For the third weekend in a row, audiences are invited to brave the sweltering summer heat for a cool (read: hip; not chilly) treat: Shakespeare performed outdoors.
For the past two weekends, American Theatre Co. has offered a production of The Taming of the Shrew on the lawn at Philbrook Museum of Art. This weekend, the Shakedown in T-Town Shakespeare Festival is presenting As You Like It at the H.A. Chapman Centennial Park, at Sixth Street and Boston Avenue downtown.
In its second year (Justin McKean organized it last year under the name "Tulsa Shakespeare Festival"), the festival has already outgrown 2010's iteration. For starters, it's more festival-like. Rather than being a one-time performance, like last year's presentation of Romeo and Juliet was, the play will be performed both Friday, June 10, and Saturday, June 11, beginning at 7:30pm.
On Saturday, an arts and crafts fair, as well as opening performances by Portico Dans Theatre and Light Opera Oklahoma, will precede the play. Food and beverage vendors will also be on hand.
The festival's organizers, Brigid Vance and Jenny Guy, are no strangers to the Shakespeare in the Park concept.
"I was 7 the first year I (performed with Shakespeare in the Park)," Vance, the festival's managing director, said, referring to Tulsa Repertory Theatre. "Four years in a row, I was in A Midsummer Night's Dream. It's an experience from my childhood that I remember very fondly."
Guy, who's directing and acting in As You Like It, is also a TRT Shakespeare in the Park veteran.
"It's something we're both attached to and really enjoyed," Vance said.
So when Justin McKean bowed out of organizing this year's festival, Vance and Guy quickly stepped in to take over.
The pair moved the festival from August to June, added new elements and chose a play to produce.
As You Like It is a comedy set in the Forest of Arden that begins with hilarity and ends with multiple nuptials.
"We decided As You Like It would be fun because it's really funny and engaging," Vance said. "It's a funny show, and it's accessible. It's a show you can come watch and, even if you don't know about Shakespeare, understand it.
"It's one of the few where nobody dies," she said. "Nobody even fakes dying."
Which makes the play and festival both family-friendly.
"Centennial Park is beautiful, and it really works with the show we're doing," Vance said. "It's a nice, relaxed environment for Shakespeare. I would encourage people who don't know Shakespeare or who don't like Shakespeare to come out and be exposed to it in a non-threatening way."

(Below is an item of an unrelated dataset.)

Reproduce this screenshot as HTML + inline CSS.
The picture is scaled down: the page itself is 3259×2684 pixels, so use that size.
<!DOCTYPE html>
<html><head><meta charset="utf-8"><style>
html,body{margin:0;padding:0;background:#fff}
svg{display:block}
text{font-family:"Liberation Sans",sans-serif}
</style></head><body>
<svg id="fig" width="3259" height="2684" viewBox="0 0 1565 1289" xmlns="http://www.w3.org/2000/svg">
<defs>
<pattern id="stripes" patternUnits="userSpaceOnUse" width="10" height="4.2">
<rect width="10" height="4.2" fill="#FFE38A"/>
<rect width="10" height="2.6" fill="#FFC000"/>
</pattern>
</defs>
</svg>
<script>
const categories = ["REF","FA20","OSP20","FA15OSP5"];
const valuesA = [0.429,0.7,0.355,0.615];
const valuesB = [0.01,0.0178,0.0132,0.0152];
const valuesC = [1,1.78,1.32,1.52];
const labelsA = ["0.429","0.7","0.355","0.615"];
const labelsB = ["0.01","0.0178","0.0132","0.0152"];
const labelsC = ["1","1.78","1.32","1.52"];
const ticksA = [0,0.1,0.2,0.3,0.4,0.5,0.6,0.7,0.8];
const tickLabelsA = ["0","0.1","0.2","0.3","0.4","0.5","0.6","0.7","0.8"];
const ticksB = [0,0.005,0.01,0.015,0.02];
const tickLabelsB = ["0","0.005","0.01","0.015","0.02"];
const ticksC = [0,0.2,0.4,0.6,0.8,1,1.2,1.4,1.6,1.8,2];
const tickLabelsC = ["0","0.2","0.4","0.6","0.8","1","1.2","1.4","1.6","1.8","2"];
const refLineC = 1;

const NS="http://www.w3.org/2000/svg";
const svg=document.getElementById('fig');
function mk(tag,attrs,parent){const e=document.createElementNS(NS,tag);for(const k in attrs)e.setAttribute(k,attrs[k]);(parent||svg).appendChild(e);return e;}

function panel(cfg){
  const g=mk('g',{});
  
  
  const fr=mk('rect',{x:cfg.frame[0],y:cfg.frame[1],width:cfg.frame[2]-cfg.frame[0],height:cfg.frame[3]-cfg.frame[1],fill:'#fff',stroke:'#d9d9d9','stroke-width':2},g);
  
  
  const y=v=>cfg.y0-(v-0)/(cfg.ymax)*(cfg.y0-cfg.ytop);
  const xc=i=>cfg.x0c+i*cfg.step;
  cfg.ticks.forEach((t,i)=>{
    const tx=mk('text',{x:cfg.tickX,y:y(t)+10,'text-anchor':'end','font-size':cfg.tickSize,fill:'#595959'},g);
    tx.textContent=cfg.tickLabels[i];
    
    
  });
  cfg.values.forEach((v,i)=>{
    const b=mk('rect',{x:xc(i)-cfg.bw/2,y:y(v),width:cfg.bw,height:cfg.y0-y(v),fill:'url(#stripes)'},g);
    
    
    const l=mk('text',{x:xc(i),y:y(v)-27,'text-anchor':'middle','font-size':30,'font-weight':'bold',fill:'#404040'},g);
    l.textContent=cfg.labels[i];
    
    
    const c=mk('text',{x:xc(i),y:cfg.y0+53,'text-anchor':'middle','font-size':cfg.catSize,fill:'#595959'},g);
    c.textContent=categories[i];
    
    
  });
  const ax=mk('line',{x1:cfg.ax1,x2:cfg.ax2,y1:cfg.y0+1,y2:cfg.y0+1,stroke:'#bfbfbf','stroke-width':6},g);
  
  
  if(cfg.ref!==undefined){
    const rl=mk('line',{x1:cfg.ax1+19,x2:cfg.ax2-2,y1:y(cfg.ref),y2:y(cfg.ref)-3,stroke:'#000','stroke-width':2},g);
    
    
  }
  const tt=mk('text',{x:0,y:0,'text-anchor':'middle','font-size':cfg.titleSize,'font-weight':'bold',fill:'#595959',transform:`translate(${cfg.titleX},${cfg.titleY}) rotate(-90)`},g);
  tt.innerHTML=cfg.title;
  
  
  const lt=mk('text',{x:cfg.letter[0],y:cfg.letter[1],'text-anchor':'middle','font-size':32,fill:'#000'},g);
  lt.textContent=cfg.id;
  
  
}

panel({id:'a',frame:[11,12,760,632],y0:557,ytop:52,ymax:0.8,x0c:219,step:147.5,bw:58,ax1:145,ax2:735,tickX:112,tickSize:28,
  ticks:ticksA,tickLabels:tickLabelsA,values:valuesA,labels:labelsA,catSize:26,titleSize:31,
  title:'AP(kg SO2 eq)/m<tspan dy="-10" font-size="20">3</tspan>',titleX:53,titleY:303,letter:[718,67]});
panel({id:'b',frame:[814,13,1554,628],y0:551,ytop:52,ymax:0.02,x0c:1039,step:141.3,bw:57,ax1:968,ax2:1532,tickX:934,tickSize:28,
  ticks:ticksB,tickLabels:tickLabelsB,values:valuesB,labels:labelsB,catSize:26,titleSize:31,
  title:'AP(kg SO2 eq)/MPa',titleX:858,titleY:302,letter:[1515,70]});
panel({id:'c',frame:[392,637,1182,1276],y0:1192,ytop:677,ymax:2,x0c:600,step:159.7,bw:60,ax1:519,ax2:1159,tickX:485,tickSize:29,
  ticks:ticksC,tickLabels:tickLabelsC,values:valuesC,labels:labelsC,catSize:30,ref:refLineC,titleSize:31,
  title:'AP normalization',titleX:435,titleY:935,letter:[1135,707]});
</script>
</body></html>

And for those who attended last year and worry about a repeat of the technical difficulties that delayed Romeo and Juliet for over an hour, Vance assures there will be no such mishaps.
"Tech is coming in earlier to make sure the sound and lighting work," she said. "We won't be playing with things the day of the show."

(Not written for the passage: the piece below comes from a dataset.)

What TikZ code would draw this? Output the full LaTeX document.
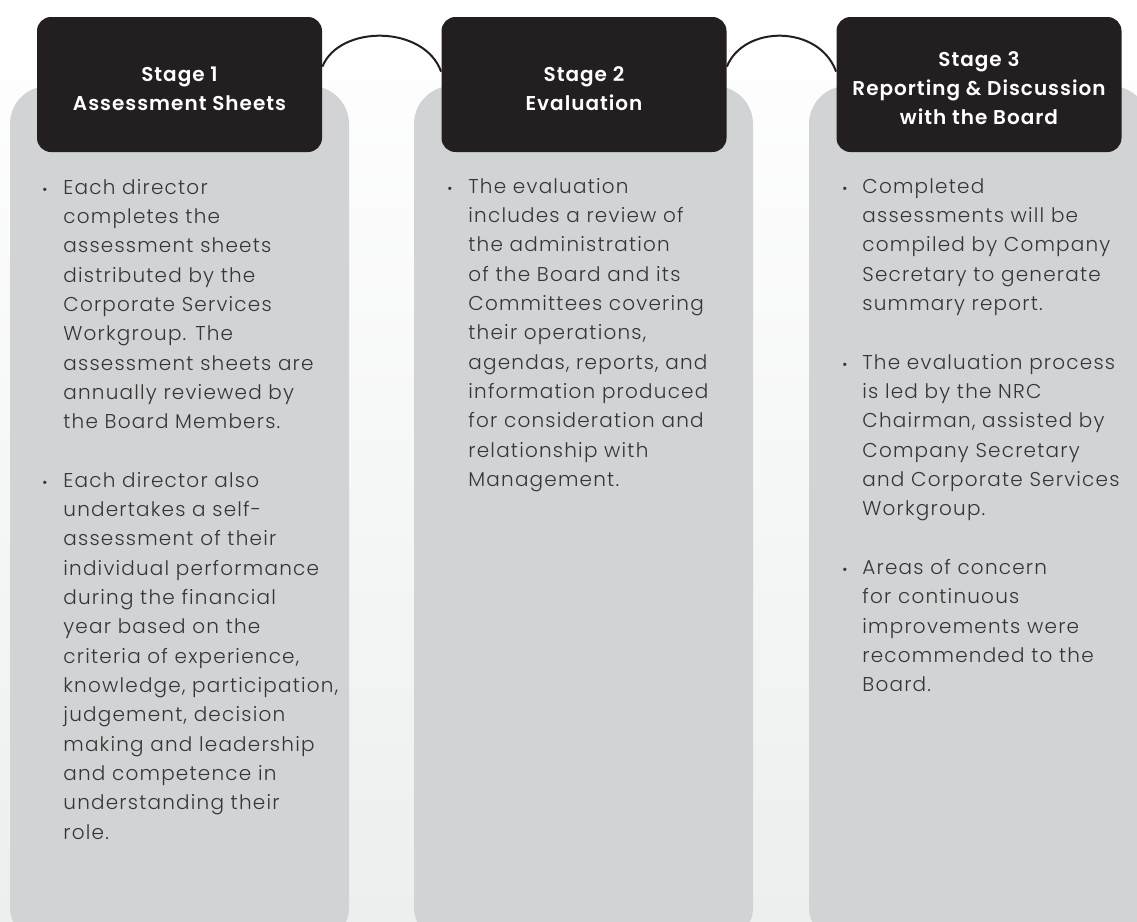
\documentclass[tikz,border=0pt]{standalone}
\usepackage{fontspec}
\setmainfont{Poppins}[UprightFont=* Light, BoldFont=* SemiBold]
\newfontfamily\bodyfont{Poppins Light}[LetterSpace=6]
\newfontfamily\headfont{Poppins SemiBold}[LetterSpace=5]
\usetikzlibrary{calc}
\definecolor{boxblack}{HTML}{231F20}
\definecolor{panelgray}{HTML}{D1D3D4}
\definecolor{bodytext}{HTML}{363636}
\definecolor{bgbottom}{HTML}{EDEFEF}
\newcommand\bodylines[1]{\parbox[t]{150pt}{\raggedright #1}}

\begin{document}
\begin{tikzpicture}[x=0.5pt,y=-0.5pt,
  panel/.style={fill=panelgray, rounded corners=19pt},
  stagebox/.style={fill=boxblack, rounded corners=7pt, minimum width=142.5pt, minimum height=67.5pt, inner sep=0pt},
  stagetitle/.style={inner sep=0pt, text=white, align=center, font=\headfont\fontsize{10}{14.5}\selectfont},
  bodytxt/.style={anchor=base west, inner sep=0pt, text=bodytext, font=\bodyfont\fontsize{10}{14.675}\selectfont},
  dot/.style={anchor=base west, inner sep=0pt, text=bodytext, font=\fontsize{7}{7}\selectfont},
  link/.style={line width=1pt, boxblack}]
\useasboundingbox (0,0) rectangle (1137,922);
\shade[top color=white, bottom color=bgbottom] (0,0) rectangle (1137,922);

\begin{scope}
\clip (0,0) rectangle (1137,922);
\fill[panel] (10,86) rectangle (349,945);
\fill[panel] (414,86) rectangle (753,945);
\fill[panel] (809,86) rectangle (1149,945);
\end{scope}

\node[stagebox] (s1) at (179.5,84.5) {};
\node[stagebox] (s2) at (584,84.5) {};
\node[stagebox] (s3) at (979,84.5) {};
\node[stagetitle] (t1) at ($(s1)+(0,4)$) {Stage 1\\Assessment Sheets};
\node[stagetitle] (t2) at ($(s2)+(0,4)$) {Stage 2\\Evaluation};
\node[stagetitle] (t3) at ($(s3)+(0,4)$) {Stage 3\\Reporting \& Discussion\\with the Board};

\draw[link] ($(s1.north east)+(0,50)$) .. controls +(17,-42) and +(-17,-47) .. ($(s2.north west)+(0,55)$);
\draw[link] ($(s2.north east)+(0,50)$) .. controls +(17,-42) and +(-17,-47) .. ($(s3.north west)+(0,55)$);

\node[dot] (d1a) at (42,194) {\textbullet};
\node[bodytxt] (p1a) at (63,194) {\bodylines{Each director\\completes the\\assessment sheets\\distributed by the\\Corporate Services\\Workgroup. The\\assessment sheets are\\annually reviewed by\\the Board Members.}};
\node[dot] (d1b) at (42,487) {\textbullet};
\node[bodytxt] (p1b) at (63,487) {\bodylines{Each director also\\undertakes a self-\\assessment of their\\individual performance\\during the financial\\year based on the\\criteria of experience,\\knowledge, participation,\\judgement, decision\\making and leadership\\and competence in\\understanding their\\role.}};

\node[dot] (d2a) at (447,193) {\textbullet};
\node[bodytxt] (p2a) at (468,193) {\bodylines{The evaluation\\includes a review of\\the administration\\of the Board and its\\Committees covering\\their operations,\\agendas, reports, and\\information produced\\for consideration and\\relationship with\\Management.}};

\node[dot] (d3a) at (842,193) {\textbullet};
\node[bodytxt] (p3a) at (862,193) {\bodylines{Completed\\assessments will be\\compiled by Company\\Secretary to generate\\summary report.}};
\node[dot] (d3b) at (842,369) {\textbullet};
\node[bodytxt] (p3b) at (862,369) {\bodylines{The evaluation process\\is led by the NRC\\Chairman, assisted by\\Company Secretary\\and Corporate Services\\Workgroup.}};
\node[dot] (d3c) at (842,574.5) {\textbullet};
\node[bodytxt] (p3c) at (862,574.5) {\bodylines{Areas of concern\\for continuous\\improvements were\\recommended to the\\Board.}};
\end{tikzpicture}
\end{document}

The park will be open at 6pm Friday evening, and beverage (alcoholic and non) and food vendors will be on hand. On Saturday, the festival begins at noon, and, both nights, the show begins at 7:30pm. Shakedown in T-Town is free and open to the public.
Vance recognizes that the event has grown since last year, and she has high hopes for its future.
"It's something we can build on and hopefully grow into two weekends in the future," she said. "Our ultimate goal is to be a professional theater company with a free festival."
All in a day's work
Celebrity Attractions, the city's Broadway presenter, is bringing 9 to 5: The Musical to the Tulsa Performing Arts Center's Chapman Music Hall, 110 E. Second St., June 14-19 for eight performances.
The musical is based on the movie by the same name and features a score and title song by Dolly Parton.
"I couldn't have asked for a better experience on my first Broadway show," Dolly Parton said in a press release. "I've had the privilege of working with an amazing group of people who have become like family to me. I can't wait for this show to hit the road so people across the country can see why I'm so proud of everyone involved."
9 to 5: The Musical is the story of three unlikely female friends who conspire to take control of their company and learn there's nothing they can't do -- even in a man's world.
The musical is about teaming up and taking care of business -- and it's about getting credit and getting even.
Patricia Resnick, co-writer of the film's screenplay, wrote the book for the musical, and Jeff Calhoun choreographed it.
9 to 5: The Musical had its world premiere engagement in Los Angeles at the Center Theatre Group/Ahmanson Theatre in September of 2008 and opened on Broadway at the Marriott Marquis Theatre on April 30, 2009.
Showtimes vary, and tickets range from $20-$60 each. They, along with additional information about the performances, are available at tulsapac.com.